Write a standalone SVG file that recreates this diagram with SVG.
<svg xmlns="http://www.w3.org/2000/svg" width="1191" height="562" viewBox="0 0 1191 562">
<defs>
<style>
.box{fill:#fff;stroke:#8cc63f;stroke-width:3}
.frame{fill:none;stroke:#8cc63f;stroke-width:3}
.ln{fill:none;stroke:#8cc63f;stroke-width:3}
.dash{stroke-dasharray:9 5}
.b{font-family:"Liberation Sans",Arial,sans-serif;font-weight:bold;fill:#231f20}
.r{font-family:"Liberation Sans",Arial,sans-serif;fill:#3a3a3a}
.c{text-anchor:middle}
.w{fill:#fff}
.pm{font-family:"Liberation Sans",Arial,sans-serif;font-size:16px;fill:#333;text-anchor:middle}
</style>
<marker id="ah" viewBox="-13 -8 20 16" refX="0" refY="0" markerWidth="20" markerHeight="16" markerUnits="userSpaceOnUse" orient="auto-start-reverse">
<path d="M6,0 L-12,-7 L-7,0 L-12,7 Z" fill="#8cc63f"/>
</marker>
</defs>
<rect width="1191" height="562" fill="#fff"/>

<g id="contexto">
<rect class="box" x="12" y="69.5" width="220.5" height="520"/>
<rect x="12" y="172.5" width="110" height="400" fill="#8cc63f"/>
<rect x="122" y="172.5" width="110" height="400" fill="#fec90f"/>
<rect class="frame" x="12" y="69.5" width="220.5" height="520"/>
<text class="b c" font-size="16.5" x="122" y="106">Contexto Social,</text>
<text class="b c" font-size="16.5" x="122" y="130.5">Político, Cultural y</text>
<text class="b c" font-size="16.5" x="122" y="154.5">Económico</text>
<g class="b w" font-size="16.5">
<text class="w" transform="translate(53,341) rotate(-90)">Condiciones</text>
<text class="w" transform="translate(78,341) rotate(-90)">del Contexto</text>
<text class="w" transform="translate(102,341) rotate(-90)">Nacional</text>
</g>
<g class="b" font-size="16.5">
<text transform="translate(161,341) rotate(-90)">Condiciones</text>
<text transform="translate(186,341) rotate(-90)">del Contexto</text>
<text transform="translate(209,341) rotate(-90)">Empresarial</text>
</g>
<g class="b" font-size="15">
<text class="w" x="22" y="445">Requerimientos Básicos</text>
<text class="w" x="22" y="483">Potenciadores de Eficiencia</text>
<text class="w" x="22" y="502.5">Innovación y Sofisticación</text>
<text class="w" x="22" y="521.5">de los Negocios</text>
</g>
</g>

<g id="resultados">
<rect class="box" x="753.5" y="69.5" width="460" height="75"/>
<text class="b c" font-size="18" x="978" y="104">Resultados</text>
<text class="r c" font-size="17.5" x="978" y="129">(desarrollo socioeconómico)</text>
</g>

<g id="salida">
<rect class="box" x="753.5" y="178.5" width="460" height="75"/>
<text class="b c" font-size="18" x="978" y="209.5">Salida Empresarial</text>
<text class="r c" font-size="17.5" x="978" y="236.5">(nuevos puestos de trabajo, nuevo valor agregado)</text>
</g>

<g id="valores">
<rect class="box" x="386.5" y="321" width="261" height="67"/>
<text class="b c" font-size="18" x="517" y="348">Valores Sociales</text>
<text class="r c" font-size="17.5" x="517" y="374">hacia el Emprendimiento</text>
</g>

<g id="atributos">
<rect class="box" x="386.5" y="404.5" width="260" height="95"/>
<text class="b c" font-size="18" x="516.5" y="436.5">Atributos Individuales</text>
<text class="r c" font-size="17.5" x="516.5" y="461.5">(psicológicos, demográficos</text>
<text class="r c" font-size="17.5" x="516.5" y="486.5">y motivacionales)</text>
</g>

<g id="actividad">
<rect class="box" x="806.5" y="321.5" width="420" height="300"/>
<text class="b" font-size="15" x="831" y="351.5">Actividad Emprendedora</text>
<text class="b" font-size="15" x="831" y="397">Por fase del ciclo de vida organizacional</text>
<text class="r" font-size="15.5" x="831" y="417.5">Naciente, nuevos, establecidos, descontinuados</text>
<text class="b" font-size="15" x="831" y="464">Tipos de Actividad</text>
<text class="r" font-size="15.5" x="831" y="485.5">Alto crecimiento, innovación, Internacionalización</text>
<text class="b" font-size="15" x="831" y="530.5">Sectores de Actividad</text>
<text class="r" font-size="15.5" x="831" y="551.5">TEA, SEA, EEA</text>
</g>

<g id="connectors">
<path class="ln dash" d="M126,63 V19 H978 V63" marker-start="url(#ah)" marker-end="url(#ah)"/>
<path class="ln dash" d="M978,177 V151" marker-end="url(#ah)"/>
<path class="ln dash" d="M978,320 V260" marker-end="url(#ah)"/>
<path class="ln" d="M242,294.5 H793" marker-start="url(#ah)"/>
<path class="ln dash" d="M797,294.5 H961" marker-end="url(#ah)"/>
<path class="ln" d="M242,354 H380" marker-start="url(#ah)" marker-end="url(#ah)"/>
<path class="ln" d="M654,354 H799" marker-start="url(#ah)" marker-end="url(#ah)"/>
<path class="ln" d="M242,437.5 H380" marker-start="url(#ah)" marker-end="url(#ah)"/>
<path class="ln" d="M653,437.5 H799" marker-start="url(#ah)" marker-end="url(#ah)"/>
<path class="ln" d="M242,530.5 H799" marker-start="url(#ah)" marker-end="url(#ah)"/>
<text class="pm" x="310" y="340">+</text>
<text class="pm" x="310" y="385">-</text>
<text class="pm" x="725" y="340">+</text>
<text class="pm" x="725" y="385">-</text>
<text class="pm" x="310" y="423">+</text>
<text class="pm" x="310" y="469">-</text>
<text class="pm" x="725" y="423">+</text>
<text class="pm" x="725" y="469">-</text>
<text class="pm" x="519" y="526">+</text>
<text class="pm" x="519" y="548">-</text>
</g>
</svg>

==

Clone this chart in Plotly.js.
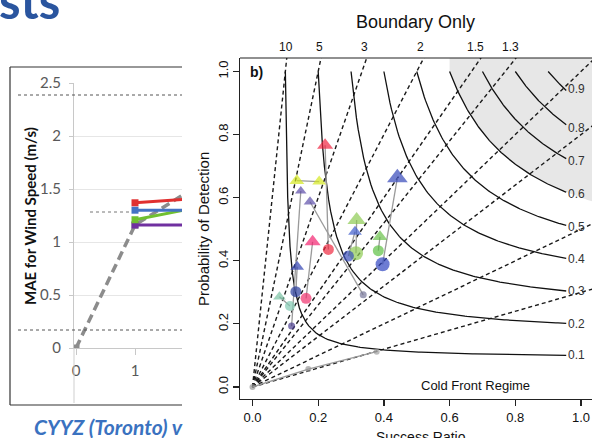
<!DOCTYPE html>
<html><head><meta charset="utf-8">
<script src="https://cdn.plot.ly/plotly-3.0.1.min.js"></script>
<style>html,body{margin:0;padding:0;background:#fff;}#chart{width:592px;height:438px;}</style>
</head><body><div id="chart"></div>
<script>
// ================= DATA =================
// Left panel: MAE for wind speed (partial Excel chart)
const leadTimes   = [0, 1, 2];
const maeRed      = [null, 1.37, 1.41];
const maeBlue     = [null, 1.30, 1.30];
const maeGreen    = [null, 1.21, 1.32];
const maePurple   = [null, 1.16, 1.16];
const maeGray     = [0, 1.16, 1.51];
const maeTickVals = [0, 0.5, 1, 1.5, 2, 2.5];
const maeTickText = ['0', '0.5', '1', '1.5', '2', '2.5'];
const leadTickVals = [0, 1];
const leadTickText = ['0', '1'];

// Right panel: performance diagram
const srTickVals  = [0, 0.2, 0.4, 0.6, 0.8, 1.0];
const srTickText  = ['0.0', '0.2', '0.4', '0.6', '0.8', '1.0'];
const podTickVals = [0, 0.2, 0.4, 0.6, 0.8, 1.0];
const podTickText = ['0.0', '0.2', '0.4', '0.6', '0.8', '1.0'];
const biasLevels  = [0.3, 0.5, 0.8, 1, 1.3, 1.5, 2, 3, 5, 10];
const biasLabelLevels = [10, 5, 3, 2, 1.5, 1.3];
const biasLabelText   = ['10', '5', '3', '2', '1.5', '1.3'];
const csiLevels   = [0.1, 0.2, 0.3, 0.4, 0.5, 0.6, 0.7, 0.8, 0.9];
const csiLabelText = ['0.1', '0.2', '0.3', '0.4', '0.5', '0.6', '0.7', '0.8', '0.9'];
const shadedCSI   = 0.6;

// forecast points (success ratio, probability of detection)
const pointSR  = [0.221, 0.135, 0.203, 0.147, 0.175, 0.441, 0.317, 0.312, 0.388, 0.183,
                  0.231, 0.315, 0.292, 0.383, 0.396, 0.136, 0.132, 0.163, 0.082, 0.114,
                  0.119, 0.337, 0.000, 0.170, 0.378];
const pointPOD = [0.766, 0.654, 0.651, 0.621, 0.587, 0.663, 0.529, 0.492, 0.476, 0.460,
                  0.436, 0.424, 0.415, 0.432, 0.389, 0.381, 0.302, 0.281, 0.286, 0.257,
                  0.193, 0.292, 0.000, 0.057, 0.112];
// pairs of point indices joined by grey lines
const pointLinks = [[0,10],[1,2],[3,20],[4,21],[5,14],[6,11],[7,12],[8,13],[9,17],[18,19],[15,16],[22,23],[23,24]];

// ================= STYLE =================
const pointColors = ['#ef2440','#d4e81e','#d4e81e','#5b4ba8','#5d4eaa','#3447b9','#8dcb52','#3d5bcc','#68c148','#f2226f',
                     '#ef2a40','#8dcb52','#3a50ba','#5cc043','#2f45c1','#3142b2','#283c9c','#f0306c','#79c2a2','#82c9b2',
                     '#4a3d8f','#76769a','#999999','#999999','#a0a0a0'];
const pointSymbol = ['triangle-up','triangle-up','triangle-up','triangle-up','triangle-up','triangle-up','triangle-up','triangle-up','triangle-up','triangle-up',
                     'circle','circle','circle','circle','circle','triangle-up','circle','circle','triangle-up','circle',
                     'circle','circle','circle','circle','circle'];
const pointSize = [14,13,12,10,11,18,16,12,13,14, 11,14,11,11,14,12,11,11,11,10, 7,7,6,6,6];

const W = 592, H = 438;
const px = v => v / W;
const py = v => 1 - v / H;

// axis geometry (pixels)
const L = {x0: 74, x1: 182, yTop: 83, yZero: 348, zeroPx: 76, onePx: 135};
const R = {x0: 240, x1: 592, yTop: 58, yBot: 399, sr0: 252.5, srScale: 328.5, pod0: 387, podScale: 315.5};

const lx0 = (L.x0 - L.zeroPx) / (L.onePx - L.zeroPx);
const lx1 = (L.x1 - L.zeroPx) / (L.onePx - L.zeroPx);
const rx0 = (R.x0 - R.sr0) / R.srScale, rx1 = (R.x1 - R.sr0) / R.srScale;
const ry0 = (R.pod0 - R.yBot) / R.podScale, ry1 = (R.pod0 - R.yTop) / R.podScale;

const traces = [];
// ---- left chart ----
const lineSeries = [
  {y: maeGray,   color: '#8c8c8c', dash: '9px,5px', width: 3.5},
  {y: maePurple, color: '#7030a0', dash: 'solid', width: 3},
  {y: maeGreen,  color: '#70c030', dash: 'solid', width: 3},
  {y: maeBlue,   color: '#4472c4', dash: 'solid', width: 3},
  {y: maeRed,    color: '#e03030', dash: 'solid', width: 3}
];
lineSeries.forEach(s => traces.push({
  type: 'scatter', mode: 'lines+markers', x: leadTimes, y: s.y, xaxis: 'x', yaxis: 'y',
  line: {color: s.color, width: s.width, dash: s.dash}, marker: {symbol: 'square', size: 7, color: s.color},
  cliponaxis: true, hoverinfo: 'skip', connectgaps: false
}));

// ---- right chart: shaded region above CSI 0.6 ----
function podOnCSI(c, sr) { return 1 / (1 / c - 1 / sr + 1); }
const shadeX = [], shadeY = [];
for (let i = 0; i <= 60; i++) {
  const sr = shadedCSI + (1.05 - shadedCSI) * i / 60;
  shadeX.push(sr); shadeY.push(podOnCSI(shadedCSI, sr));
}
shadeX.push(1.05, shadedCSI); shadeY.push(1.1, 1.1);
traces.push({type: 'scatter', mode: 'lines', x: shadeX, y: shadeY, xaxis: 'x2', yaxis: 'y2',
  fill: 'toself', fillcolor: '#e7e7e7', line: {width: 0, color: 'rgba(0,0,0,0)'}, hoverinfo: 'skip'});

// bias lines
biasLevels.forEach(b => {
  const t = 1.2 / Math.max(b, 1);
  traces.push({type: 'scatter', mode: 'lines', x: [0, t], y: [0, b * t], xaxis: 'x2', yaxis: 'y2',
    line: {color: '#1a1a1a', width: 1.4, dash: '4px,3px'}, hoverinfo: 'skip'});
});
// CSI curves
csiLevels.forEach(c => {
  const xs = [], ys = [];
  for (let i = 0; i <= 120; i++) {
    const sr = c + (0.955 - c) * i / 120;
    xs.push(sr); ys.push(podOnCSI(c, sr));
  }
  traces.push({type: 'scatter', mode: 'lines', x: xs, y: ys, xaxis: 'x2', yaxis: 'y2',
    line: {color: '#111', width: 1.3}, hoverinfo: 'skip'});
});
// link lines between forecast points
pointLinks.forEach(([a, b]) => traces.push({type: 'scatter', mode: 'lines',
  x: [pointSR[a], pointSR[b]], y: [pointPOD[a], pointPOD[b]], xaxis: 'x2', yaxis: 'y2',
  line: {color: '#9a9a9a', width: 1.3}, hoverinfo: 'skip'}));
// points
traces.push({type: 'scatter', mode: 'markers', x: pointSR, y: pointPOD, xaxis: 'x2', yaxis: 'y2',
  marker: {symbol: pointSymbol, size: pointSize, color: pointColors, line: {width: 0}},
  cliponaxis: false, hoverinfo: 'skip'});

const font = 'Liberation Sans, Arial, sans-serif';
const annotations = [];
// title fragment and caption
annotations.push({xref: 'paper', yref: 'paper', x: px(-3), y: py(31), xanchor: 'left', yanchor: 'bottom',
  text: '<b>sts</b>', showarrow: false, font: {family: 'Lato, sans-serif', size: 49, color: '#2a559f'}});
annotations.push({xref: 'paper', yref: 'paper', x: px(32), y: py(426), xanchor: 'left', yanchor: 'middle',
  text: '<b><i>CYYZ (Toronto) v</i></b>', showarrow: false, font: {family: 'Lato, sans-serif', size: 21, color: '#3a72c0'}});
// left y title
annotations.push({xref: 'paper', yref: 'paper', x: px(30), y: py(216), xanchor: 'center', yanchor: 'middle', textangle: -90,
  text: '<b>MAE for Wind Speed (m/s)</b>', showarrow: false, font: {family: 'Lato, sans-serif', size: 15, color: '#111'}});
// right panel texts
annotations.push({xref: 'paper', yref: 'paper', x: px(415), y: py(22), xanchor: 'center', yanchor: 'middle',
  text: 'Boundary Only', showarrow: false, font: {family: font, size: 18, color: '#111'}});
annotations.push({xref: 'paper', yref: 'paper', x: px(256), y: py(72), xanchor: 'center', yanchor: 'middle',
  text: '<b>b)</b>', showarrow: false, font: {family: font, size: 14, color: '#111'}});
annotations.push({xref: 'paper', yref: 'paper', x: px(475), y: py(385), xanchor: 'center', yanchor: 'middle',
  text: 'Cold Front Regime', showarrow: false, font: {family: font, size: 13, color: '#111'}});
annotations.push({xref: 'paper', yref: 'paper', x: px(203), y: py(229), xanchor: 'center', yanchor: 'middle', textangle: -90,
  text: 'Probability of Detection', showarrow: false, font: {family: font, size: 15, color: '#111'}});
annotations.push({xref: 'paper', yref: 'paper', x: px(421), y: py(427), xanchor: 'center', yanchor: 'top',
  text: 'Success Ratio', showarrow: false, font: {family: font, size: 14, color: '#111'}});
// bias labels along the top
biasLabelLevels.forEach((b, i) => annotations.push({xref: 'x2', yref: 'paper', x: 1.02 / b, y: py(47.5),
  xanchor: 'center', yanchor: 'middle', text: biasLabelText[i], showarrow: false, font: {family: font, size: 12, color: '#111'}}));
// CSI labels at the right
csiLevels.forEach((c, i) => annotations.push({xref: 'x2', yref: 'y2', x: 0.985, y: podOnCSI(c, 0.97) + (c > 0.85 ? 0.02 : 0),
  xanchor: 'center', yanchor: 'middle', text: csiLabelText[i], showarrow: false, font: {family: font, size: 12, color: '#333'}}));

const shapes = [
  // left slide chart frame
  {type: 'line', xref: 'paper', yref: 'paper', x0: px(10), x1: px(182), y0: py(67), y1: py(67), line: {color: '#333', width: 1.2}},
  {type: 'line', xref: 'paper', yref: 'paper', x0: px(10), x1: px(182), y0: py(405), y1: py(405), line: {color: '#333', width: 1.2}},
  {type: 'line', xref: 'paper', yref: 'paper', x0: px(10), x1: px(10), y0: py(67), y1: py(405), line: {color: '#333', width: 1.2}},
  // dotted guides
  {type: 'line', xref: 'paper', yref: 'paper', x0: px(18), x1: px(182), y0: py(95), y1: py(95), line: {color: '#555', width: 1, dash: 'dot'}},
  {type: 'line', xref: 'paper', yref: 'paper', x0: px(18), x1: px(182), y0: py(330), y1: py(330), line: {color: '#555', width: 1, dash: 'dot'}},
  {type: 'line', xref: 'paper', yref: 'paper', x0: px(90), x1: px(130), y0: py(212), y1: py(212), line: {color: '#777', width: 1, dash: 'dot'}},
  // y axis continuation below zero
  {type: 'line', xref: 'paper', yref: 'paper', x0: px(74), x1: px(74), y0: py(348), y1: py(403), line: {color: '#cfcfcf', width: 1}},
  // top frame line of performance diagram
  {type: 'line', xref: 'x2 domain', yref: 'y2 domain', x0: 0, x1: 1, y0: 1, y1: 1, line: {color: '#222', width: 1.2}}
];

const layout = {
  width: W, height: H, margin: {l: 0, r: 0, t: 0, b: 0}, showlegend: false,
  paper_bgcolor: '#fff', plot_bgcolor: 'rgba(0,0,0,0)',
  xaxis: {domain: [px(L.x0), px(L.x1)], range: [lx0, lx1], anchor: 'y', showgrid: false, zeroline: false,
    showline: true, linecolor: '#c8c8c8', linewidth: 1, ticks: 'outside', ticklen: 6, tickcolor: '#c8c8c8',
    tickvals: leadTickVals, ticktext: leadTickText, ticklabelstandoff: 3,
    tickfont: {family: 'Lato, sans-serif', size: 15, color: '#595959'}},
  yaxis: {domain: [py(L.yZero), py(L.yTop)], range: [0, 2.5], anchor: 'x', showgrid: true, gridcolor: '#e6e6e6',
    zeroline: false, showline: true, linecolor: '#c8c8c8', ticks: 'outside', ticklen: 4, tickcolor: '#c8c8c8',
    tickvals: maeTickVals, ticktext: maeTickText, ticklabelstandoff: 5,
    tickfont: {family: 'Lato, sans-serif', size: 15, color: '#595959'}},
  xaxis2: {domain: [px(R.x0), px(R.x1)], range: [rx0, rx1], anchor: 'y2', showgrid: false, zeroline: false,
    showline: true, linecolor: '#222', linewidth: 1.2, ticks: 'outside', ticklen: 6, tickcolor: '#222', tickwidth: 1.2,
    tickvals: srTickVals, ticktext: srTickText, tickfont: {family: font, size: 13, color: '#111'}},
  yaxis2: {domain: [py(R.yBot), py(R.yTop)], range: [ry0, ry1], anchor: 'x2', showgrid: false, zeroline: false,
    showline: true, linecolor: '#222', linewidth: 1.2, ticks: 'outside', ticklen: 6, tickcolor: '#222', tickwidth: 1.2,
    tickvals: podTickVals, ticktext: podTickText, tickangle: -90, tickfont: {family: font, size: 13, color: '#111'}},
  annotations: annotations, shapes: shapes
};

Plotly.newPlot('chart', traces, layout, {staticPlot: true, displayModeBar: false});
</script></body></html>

==

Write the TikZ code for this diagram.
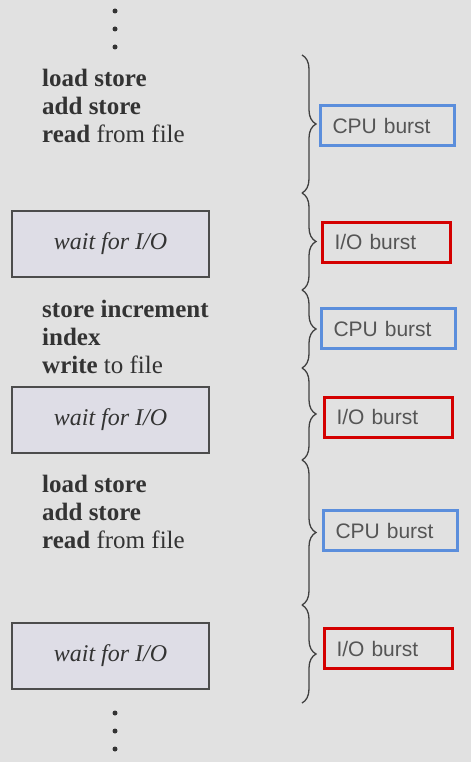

WORK TO COMPLETE: Choose all lines containing the string "Write" and copy them out.

EXERCISE RESPONSE:
Write a standalone SVG file that recreates this diagram with SVG.
Write the TikZ code for this diagram.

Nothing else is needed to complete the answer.